→ **WHAT TO DO**: Among the entries below, copy only the span from the line containing "What Plotly code" through the line containing "rmse_heads = [0.15581, 0.15481, 0.15456, 0.15559]". Do so exactly, and skip the pictures.

→ **MATERIAL FOR THIS TASK**:

□ □ □ □ □

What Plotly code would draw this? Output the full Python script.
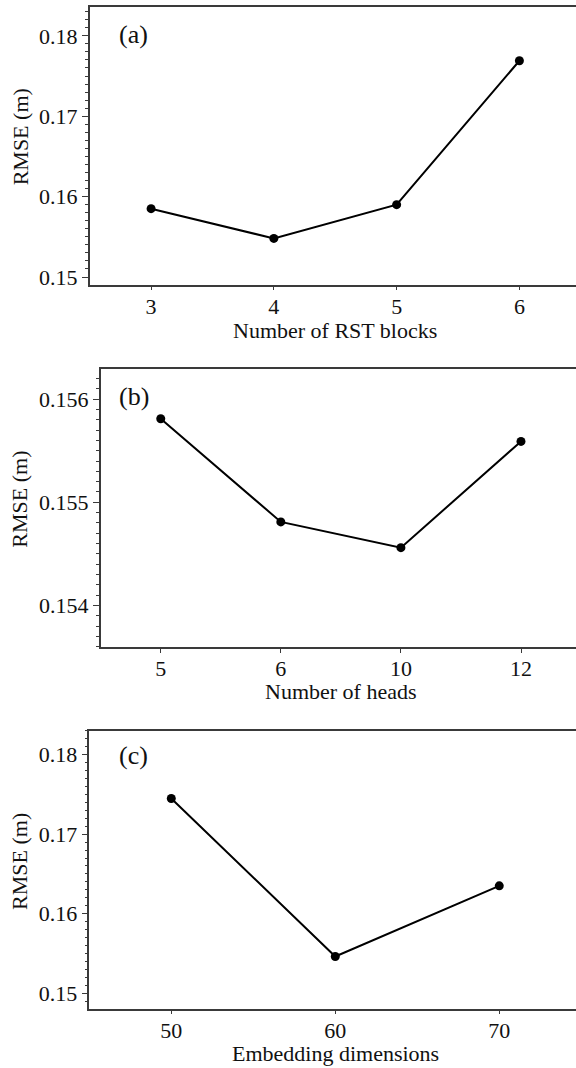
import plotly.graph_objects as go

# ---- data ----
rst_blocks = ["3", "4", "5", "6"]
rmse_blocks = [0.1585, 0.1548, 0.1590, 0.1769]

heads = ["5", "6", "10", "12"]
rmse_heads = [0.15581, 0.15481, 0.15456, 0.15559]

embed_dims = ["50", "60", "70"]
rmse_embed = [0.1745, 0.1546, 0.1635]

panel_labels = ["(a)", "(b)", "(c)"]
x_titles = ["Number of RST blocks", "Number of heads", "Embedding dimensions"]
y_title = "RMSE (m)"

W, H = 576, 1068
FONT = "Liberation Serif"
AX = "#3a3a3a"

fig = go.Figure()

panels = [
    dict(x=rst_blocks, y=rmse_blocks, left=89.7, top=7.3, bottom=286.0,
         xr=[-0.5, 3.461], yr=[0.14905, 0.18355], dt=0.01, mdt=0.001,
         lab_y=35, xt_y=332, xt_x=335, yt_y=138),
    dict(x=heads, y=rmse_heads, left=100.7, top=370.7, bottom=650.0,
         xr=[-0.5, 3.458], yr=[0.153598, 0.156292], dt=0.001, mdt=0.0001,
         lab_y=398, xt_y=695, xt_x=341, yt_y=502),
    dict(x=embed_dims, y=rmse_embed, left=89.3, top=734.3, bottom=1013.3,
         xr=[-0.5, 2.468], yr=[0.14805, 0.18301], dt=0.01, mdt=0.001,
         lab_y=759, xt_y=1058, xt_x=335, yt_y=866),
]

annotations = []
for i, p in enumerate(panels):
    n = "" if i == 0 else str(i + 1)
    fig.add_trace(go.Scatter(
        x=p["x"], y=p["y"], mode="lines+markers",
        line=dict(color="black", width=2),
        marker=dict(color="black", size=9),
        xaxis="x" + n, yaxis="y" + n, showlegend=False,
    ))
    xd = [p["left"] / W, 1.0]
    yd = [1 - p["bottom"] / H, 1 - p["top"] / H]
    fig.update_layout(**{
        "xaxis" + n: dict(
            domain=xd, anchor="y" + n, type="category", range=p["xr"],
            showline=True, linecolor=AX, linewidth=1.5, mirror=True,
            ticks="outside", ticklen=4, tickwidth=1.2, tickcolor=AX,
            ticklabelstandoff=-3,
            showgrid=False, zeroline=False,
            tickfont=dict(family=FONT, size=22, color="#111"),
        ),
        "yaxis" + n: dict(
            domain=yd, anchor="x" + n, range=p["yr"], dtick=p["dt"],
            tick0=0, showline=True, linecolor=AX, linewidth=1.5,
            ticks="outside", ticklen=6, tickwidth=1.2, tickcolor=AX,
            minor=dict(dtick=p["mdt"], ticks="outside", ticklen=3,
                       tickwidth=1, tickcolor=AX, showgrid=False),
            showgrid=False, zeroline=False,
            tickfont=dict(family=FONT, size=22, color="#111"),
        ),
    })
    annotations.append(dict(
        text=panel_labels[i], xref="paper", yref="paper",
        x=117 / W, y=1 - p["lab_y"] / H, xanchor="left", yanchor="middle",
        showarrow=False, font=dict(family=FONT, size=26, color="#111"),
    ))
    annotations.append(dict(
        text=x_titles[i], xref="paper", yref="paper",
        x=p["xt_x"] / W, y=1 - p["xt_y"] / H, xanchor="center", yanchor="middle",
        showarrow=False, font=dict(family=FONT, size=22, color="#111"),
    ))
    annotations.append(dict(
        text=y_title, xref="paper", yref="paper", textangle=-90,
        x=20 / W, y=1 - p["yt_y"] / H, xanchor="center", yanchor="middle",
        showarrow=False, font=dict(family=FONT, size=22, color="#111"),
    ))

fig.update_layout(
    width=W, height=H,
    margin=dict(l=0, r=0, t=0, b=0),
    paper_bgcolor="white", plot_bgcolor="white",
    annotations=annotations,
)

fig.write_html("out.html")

□ □ □ □ □

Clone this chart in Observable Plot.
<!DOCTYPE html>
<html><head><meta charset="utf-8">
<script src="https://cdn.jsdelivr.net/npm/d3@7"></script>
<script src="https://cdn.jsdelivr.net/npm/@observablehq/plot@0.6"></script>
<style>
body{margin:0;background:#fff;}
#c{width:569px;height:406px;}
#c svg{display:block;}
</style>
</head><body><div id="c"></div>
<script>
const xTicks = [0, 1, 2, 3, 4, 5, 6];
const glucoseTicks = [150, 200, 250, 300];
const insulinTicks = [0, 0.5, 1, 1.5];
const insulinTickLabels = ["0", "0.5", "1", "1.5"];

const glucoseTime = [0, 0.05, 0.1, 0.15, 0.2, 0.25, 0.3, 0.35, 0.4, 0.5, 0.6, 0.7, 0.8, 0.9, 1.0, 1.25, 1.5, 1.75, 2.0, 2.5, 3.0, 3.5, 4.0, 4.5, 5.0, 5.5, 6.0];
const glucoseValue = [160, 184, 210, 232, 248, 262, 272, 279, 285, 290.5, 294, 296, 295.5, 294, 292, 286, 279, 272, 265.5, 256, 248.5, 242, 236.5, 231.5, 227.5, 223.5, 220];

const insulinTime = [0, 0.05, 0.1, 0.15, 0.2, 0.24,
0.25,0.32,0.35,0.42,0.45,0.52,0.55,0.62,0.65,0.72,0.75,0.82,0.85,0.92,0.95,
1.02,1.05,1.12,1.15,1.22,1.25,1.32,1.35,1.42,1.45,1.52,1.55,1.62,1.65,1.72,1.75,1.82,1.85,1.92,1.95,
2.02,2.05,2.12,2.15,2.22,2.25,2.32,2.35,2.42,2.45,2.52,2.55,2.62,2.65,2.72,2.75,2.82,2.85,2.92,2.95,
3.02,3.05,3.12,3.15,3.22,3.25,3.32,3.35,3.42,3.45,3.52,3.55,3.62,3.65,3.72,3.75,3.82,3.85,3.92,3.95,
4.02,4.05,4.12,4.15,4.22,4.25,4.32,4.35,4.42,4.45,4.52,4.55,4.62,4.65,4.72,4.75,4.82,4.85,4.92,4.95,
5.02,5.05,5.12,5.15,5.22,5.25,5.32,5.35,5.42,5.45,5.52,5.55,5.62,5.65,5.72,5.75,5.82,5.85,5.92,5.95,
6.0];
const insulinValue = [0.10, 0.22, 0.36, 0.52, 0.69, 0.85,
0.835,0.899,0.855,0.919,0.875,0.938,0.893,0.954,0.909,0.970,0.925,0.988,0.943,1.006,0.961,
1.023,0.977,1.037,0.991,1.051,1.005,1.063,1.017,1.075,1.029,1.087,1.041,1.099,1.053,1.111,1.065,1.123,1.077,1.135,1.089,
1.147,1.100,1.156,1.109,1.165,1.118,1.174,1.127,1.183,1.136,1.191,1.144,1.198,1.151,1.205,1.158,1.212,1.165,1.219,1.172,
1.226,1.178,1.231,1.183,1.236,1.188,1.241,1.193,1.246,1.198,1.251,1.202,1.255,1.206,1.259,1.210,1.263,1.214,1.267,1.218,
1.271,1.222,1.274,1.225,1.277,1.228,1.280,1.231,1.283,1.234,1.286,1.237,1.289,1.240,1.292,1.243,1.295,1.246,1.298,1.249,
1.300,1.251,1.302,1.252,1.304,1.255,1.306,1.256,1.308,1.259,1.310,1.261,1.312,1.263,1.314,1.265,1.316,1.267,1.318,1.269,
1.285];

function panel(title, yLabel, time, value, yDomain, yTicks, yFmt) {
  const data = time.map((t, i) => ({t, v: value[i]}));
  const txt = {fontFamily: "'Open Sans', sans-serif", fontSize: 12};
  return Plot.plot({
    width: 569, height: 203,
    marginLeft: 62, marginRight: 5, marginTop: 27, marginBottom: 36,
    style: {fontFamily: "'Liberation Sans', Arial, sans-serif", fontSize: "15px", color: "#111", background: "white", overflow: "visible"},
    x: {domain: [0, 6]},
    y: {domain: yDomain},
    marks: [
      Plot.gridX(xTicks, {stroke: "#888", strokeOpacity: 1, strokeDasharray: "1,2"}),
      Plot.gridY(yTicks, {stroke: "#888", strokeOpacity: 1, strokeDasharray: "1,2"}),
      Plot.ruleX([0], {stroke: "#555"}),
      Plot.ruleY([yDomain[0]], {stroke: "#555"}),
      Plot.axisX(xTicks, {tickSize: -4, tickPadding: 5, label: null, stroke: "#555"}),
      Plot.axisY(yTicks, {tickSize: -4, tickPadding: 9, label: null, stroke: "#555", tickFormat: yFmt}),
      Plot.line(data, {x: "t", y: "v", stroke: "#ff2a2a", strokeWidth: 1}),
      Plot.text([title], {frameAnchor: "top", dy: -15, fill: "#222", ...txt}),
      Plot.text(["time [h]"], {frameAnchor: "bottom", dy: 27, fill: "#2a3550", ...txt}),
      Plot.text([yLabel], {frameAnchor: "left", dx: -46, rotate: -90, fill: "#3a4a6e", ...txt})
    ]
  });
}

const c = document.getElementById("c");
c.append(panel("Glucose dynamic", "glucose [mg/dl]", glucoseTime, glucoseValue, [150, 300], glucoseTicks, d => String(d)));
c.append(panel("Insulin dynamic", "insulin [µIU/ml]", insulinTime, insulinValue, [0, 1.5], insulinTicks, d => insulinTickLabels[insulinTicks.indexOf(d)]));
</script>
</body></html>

□ □ □ □ □

→ **SOLVED EXERCISE**:
What Plotly code would draw this? Output the full Python script.
import plotly.graph_objects as go

# ---- data ----
rst_blocks = ["3", "4", "5", "6"]
rmse_blocks = [0.1585, 0.1548, 0.1590, 0.1769]

heads = ["5", "6", "10", "12"]
rmse_heads = [0.15581, 0.15481, 0.15456, 0.15559]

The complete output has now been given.